Question 60·Hard·Command of Evidence
Current estimates of microplastic accumulation in the deepest parts of the ocean rely on box-core samplers and sieves fitted with mesh sizes of 50 µm or larger. Marine chemist Miguel Santos argues that these techniques severely undercount the true burden of microplastics in trench sediments. He notes that (1) polymer fibers thinner than 50 µm can slip through the meshes, and (2) the alkaline digestion commonly used to remove organic matter can partially dissolve certain biodegradable plastics before they are measured. Consequently, Santos concludes that published tallies likely represent only a small fraction of the microplastics actually present on the seafloor.
Which statement, if true, would most strongly support Santos’s conclusion regarding the underestimation of deep-sea microplastic levels?
For “most strongly supports” questions, first restate the conclusion in your own words, then identify the specific reasons/mechanisms the author gives. Choose the option that most directly tests or confirms that mechanism—ideally with controlled data (known inputs, recovery rates, before/after comparisons). Treat broader background facts or evidence from different settings as weaker unless they clearly connect to the same methods and conclusion.
Hints
Locate the conclusion to be supported
Reread the final sentence of the passage. What does Santos ultimately claim about the published tallies of microplastics in trench sediments?
Focus on the measurement methods
Santos criticizes two parts of the method: the 50 µm mesh and the alkaline digestion. The best support will tell you whether those steps cause plastics to be missed.
Prefer direct, method-testing evidence
The strongest support is usually an experiment that starts with a known amount of microplastic and then checks how much the standard protocol actually recovers.
Watch for evidence that only indirectly relates
Be cautious with choices that focus on different deep-ocean settings (not trench sediments) or that discuss broad composition of plastics without showing that the trench sampling/digestion protocol misses a large share.
Step-by-step Explanation
Identify Santos’s main conclusion
Santos’s conclusion is stated at the end: he says that published tallies likely represent only a small fraction of the microplastics actually present on the seafloor—that is, current methods greatly underestimate deep-sea microplastic levels.

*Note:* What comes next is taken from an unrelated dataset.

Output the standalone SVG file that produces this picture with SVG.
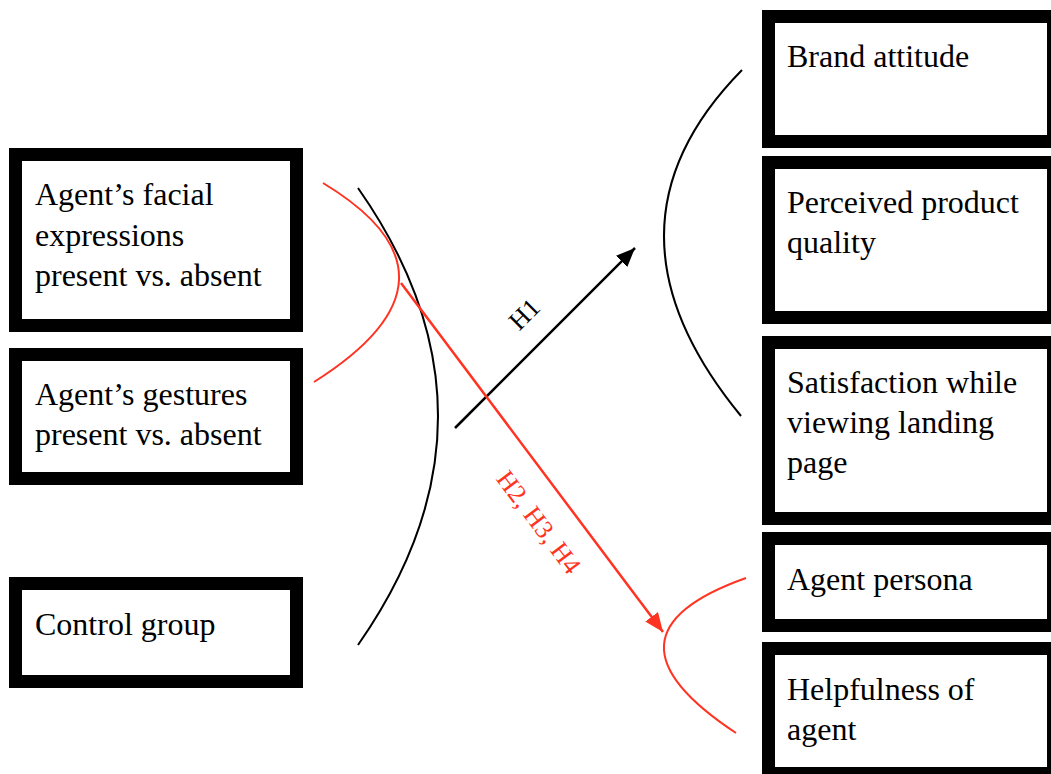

Link the conclusion to the reasons given
Santos gives two reasons the published tallies could be too low:
- Mesh size issue: Fibers thinner than 50 µm can pass through the mesh and go uncounted.
- Digestion issue: Alkaline digestion can partially dissolve some biodegradable plastics before measurement.
So the strongest support will show that these very procedures miss microplastics in practice.
Decide what kind of evidence would be strongest
The best supporting evidence would directly test the standard protocol by comparing what is known to be present in sediment to what the protocol actually recovers. That kind of recovery-rate evidence most directly establishes undercounting.
Evaluate each choice for how directly it supports underestimation
- Choice A directly tests the protocol by adding known amounts of the kinds of plastics Santos says are missed (thin fibers and biodegradable fragments) and then measuring how much the protocol recovers.
- Choice B discusses deep-ocean sediments but not trench sediments and emphasizes that many particles are large enough to be caught, which does not show major undercounting in trenches.
- Choice C compares 10 µm vs. 50 µm processing in deep-sea sediments but reports only a small difference, which does not provide strong evidence of severe underestimation.
- Choice D gives a general claim about the proportion of biodegradable plastics detected overall; it does not demonstrate that the trench-sediment protocol substantially misses plastics.
Choose the statement that most strongly supports Santos’s conclusion
Choice A is strongest because it is a controlled test: when researchers add known quantities of the relevant microplastics to sediment and then apply the standard sampling and digestion protocol, they recover only about 35 percent.
Recovering far less than what is known to be present directly supports Santos’s conclusion that published tallies based on that protocol likely capture only a small fraction of true microplastic levels. Therefore, the correct answer is:
When researchers spiked sediment samples with known quantities of microplastic fibers thinner than 50 µm and fragments of polylactic acid, the standard sampling and digestion protocol recovered only about 35 percent of the added material.